陆梨在心里承认自己喜欢霍旭西,是在他去北都之后不久。

起初两人保持着断断续续的联络,她很理解家人重病的感受,住院、检查、开刀,陪护过程是前所未有的考验。忙前跑后,端屎端尿,缺觉短睡,身体的疲惫与精神的压力双双砸下,不是每个人都承担得住。

他父母经济条件不错,住高级病房,请了护工,还能轻松一些。

陆梨亲眼见过那些被疾病击垮的家庭,争吵、抱怨、无助、崩溃,人间百态,去医院走一遭,冷暖尽尝。

因为这相同的经历,她觉得和他更加亲近,总忍不住想找他说话,询问那边的状况。可矛盾的是,她又害怕打扰他休息,或消耗他的精神,没能分忧反倒添乱……

相信吗,她甚至爱屋及乌,担心他父亲的病况,忧虑了好几天。

直到霍旭西说他父亲手术成功,陆梨立刻决定暂时断掉联系。

因为她发现自己几乎忍不住要催促他回舒城,忍不住就要说出一些傻气的话。

比如,想他,好想他。

抓心挠肺,仿佛一只手穿过胸膛,握住她的心脏,翻来覆去地搓揉。

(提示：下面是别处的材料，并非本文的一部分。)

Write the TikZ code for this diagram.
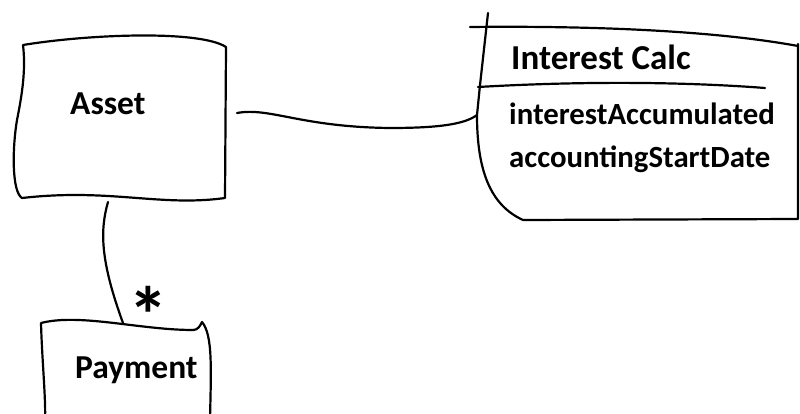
\documentclass[tikz,border=0pt]{standalone}
\usepackage{fontspec}
\setmainfont{Carlito}
\tikzset{
  sketch/.style={line width=2.2pt, line cap=round, line join=round},
  lbl/.style={inner sep=0pt, anchor=base west},
  bigtxt/.style={lbl, font=\fontsize{33.5}{40}\selectfont\bfseries},
  clstxt/.style={lbl, font=\fontsize{35}{42}\selectfont\bfseries},
  attrtxt/.style={lbl, font=\fontsize{30.8}{38}\selectfont\bfseries},
  multtxt/.style={inner sep=0pt, font=\fontsize{80}{80}\selectfont\bfseries},
}
\begin{document}
\begin{tikzpicture}[x=1pt,y=-1pt]
\useasboundingbox (0,0) rectangle (800,414);
\clip (0,0) rectangle (800,414);

% Asset box
\draw[sketch] (23,45) .. controls (90,34) and (200,30) .. (226,47)
  -- (225,198) .. controls (160,207) and (110,188) .. (22,198)
  .. controls (12,192) and (12,150) .. (17,120)
  .. controls (22,95) and (26,70) .. cycle;
\node[bigtxt] (asset) at (70,115) {Asset};

% Interest Calc box
\draw[sketch] (470,27) .. controls (560,26) and (700,28) .. (798,46);
\draw[sketch] (488,13) -- (480,85) -- (477,115)
  .. controls (477,170) and (490,205) .. (523,220) -- (798,219) -- (798,44);
\draw[sketch] (478,87) .. controls (600,80) and (700,83) .. (765,88);
\node[clstxt] (ic) at (511,70) {Interest Calc};
\node[attrtxt] (attr1) at (509,125) {interestAccumulated};
\node[attrtxt] (attr2) at (509,168) {accountingStartDate};

% Payment box
\draw[sketch] (45,420) .. controls (46,400) and (42,360) .. (41,323)
  .. controls (80,313) and (140,330) .. (193,330)
  .. controls (198,330) and (200,326) .. (202,322)
  .. controls (213,335) and (211,370) .. (210,420);
\node[bigtxt] (payment) at (75,378) {Payment};

% connector endpoints
\coordinate (assetR) at (237,113);
\coordinate (icL) at (477,115);
\coordinate (assetB) at (108,202);
\coordinate (payT) at (123,323);

\draw[sketch] (assetR) .. controls (270,107) and (300,127) .. (390,128)
  .. controls (440,128) and (465,124) .. (icL);
\draw[sketch] (assetB) .. controls (100,230) and (100,260) .. (payT);
\node[multtxt, anchor=north] (mult) at (148,292) {\raisebox{-0.34em}[0.30em][0pt]{*}};
\end{tikzpicture}
\end{document}
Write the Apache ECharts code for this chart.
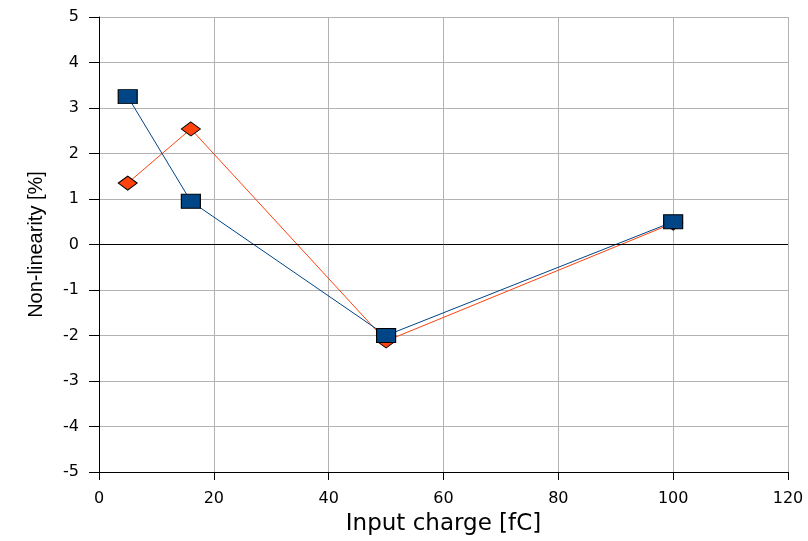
<!DOCTYPE html>
<html><head><meta charset="utf-8">
<script src="https://cdn.jsdelivr.net/npm/echarts@6/dist/echarts.min.js"></script>
<style>html,body{margin:0;padding:0;background:#fff}#c{width:808px;height:541px}</style>
</head><body><div id="c"></div>
<script>
const xValues = [5, 16, 50, 100];
const blueValues = [3.25, 0.95, -2.0, 0.5];
const orangeValues = [1.35, 2.54, -2.12, 0.47];
const xTitle = 'Input charge [fC]';
const yTitle = 'Non-linearity [%]';

const pair = (ys) => xValues.map((x, i) => [x, ys[i]]);
const wide = 'DejaVu Sans, Verdana, sans-serif';
const narrow = 'Liberation Sans, Arial, sans-serif';
const chart = echarts.init(document.getElementById('c'), null, {renderer: 'canvas'});
chart.setOption({
  animation: false,
  backgroundColor: '#fff',
  grid: {left: 99, right: 20, top: 17, bottom: 66, containLabel: false},
  xAxis: {
    type: 'value', min: 0, max: 120, interval: 20,
    name: xTitle, nameLocation: 'middle', nameGap: 41,
    nameTextStyle: {fontFamily: wide, fontSize: 23, color: '#000'},
    axisLine: {show: true, onZero: false, lineStyle: {color: '#000', width: 1}},
    axisTick: {show: true, length: 8, lineStyle: {color: '#000'}},
    axisLabel: {fontFamily: wide, fontSize: 16, color: '#000', margin: 19},
    splitLine: {show: true, lineStyle: {color: '#b3b3b3', width: 1}}
  },
  yAxis: {
    type: 'value', min: -5, max: 5, interval: 1,
    name: yTitle, nameLocation: 'middle', nameGap: 53, nameRotate: 90,
    nameTextStyle: {fontFamily: narrow, fontSize: 20, color: '#000'},
    axisLine: {show: true, onZero: false, lineStyle: {color: '#000', width: 1}},
    axisTick: {show: true, length: 10, lineStyle: {color: '#000'}},
    axisLabel: {fontFamily: wide, fontSize: 16, color: '#000', margin: 20},
    splitLine: {show: true, lineStyle: {color: '#b3b3b3', width: 1}}
  },
  series: [
    {
      type: 'line', data: pair(orangeValues), z: 2,
      symbol: 'diamond', symbolSize: [19, 14],
      lineStyle: {color: '#ff420e', width: 1},
      itemStyle: {color: '#ff420e', borderColor: '#000', borderWidth: 1, opacity: 1},
      markLine: {
        silent: true, symbol: ['none', 'none'], label: {show: false},
        lineStyle: {color: '#000', width: 1, type: 'solid'},
        data: [{yAxis: 0}]
      }
    },
    {
      type: 'line', data: pair(blueValues), z: 3,
      symbol: 'rect', symbolSize: [19, 14],
      lineStyle: {color: '#004586', width: 1},
      itemStyle: {color: '#004586', borderColor: '#000', borderWidth: 1, opacity: 1}
    }
  ]
});
</script></body></html>
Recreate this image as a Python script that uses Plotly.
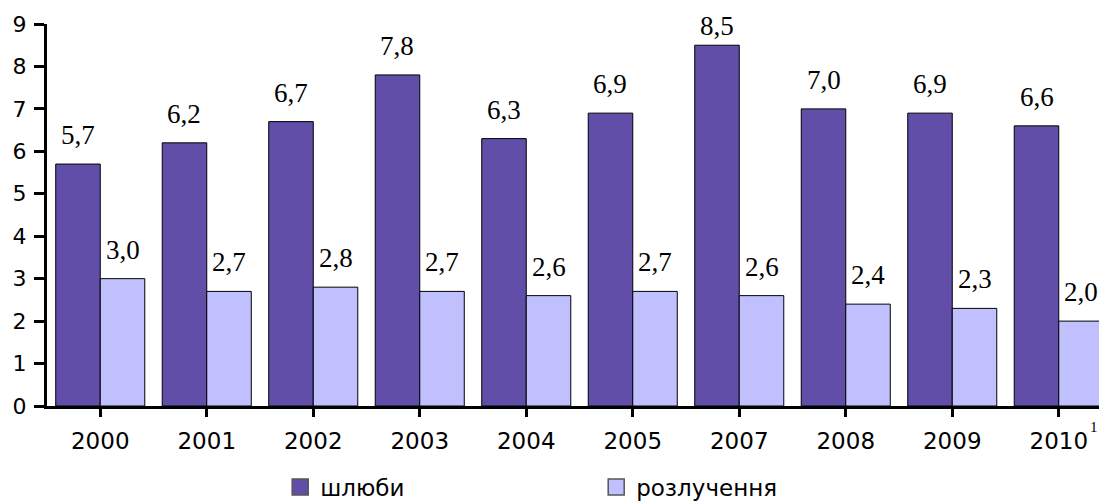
import plotly.graph_objects as go

years = ["2000", "2001", "2002", "2003", "2004", "2005", "2007", "2008", "2009", "2010"]
marriages = [5.7, 6.2, 6.7, 7.8, 6.3, 6.9, 8.5, 7.0, 6.9, 6.6]
divorces = [3.0, 2.7, 2.8, 2.7, 2.6, 2.7, 2.6, 2.4, 2.3, 2.0]
series_names = ["шлюби", "розлучення"]
footnote = "1"

dark = "#604EA8"
light = "#C0C0FF"
idx = list(range(len(years)))

fig = go.Figure()
fig.add_trace(go.Bar(x=idx, y=marriages, name=series_names[0], showlegend=False,
                     marker=dict(color=dark, line=dict(color="#000000", width=1))))
fig.add_trace(go.Bar(x=idx, y=divorces, name=series_names[1], showlegend=False,
                     marker=dict(color=light, line=dict(color="#000000", width=1))))
# legend entries with larger square swatches
for nm, col in zip(series_names, [dark, light]):
    fig.add_trace(go.Scatter(x=[None], y=[None], mode="markers", name=nm,
                             marker=dict(symbol="square", size=16, color=col,
                                         line=dict(color="#555555", width=1.5))))

bargap = 0.164
off = (1 - bargap) / 4
ymax = 9
lab_font = dict(family="Liberation Serif, Times New Roman, serif", size=27, color="#000000")


def label_shift(v):
    # labels near the top of the plot are kept inside the chart area
    return 29 if v < ymax - 0.8 else 19


for i, v in enumerate(marriages):
    fig.add_annotation(x=i - off, y=v, text=f"{v:.1f}".replace(".", ","), showarrow=False,
                       yanchor="middle", yshift=label_shift(v), font=lab_font, xref="x", yref="y")
for i, v in enumerate(divorces):
    fig.add_annotation(x=i + off, y=v, text=f"{v:.1f}".replace(".", ","), showarrow=False,
                       yanchor="middle", yshift=label_shift(v), font=lab_font, xref="x", yref="y")
fig.add_annotation(x=len(years) - 1, y=0, text=footnote, showarrow=False, xref="x", yref="y",
                   xshift=35, yshift=-21, yanchor="middle",
                   font=dict(family="Liberation Serif, serif", size=15, color="#000"))

# page body has an 8px default margin, so the figure is sized/offset to compensate
fig.update_layout(
    width=1099, height=493,
    margin=dict(l=39, r=0, t=16, b=95, autoexpand=False),
    paper_bgcolor="white", plot_bgcolor="white",
    barmode="group", bargap=bargap, bargroupgap=0,
    font=dict(family="DejaVu Sans, Liberation Sans, Arial, sans-serif", size=22, color="#000000"),
    showlegend=True,
    legend=dict(orientation="h", x=0.220, xanchor="left", y=-0.212, yanchor="middle",
                entrywidth=271, font=dict(size=23), traceorder="normal",
                bgcolor="rgba(0,0,0,0)"),
)
fig.update_xaxes(range=[-0.5, len(years) - 0.547], tickmode="array", tickvals=idx, ticktext=years,
                 showline=True, linecolor="#000", linewidth=3, ticks="outside", tickson="boundaries",
                 ticklen=8, tickwidth=3, tickcolor="#000", showgrid=False, zeroline=False,
                 tickfont=dict(size=23), ticklabelstandoff=4, automargin=False)
fig.update_yaxes(range=[0, ymax], dtick=1, showline=True, linecolor="#000", linewidth=3,
                 ticks="outside", ticklen=10, tickwidth=3, tickcolor="#000", showgrid=False,
                 zeroline=False, tickfont=dict(size=22), ticklabelstandoff=3, automargin=False)

fig.write_html("out.html")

完全搅乱呼吸。

陆梨确定自己对他不止好感,甚至不止喜欢,而是……非常、非常的喜欢。

为什么偏偏在他离开以后才看清楚呢?那些悄然蔓延的情愫,像藤本植物爬满心墙,倏忽盛开。

事已至此,她决定放下矜持和面子,拿出勇气,等他回来,诚实坦白自己的感情。

——

这天很突然,陆梨从聊天群里得知霍旭西已经坐上航班,几小时后到舒城。

她一下紧张起来。

提前关门收工,回家洗澡,吹头发,还换上新买的一条绿色针织裙。

外婆骂说:“大冷天穿成这样,光着小腿肚干什么?!”

陆梨一点儿没觉得冷,反倒背心微热。

估摸着时间,想他应该差不多快到了,电话打过去,却还是关机。

她坐不住,索性直接去他家楼下等着,送一个惊喜。

也确实是惊喜。

花枝招展高高兴兴地把自己送上门,没想到竟然撞见路灯下一对相拥的男女,堪比爱情电影的绝美画面,梧桐叶子簌簌飘落,长发纷飞,单薄的女孩在他怀中像易碎的玻璃。

陆梨张嘴呆望着两人并肩上楼的背影,愣愣的,不知怎么,轻笑出声。

以前霍旭西总说她是谐星、傻妞,可不是么,活生生丑角一个。

尤其还穿了条绿裙子。

讽刺至极。

陆梨大脑徒留空白,慢慢走到长椅前坐下,仰起头,眺望八楼窗户,依稀亮起朦胧的光。

九点三十五。

他们在上面做什么呢?旧情复燃,干柴烈火?

陆梨从包里拿出烟和打火机,开始抽第一支。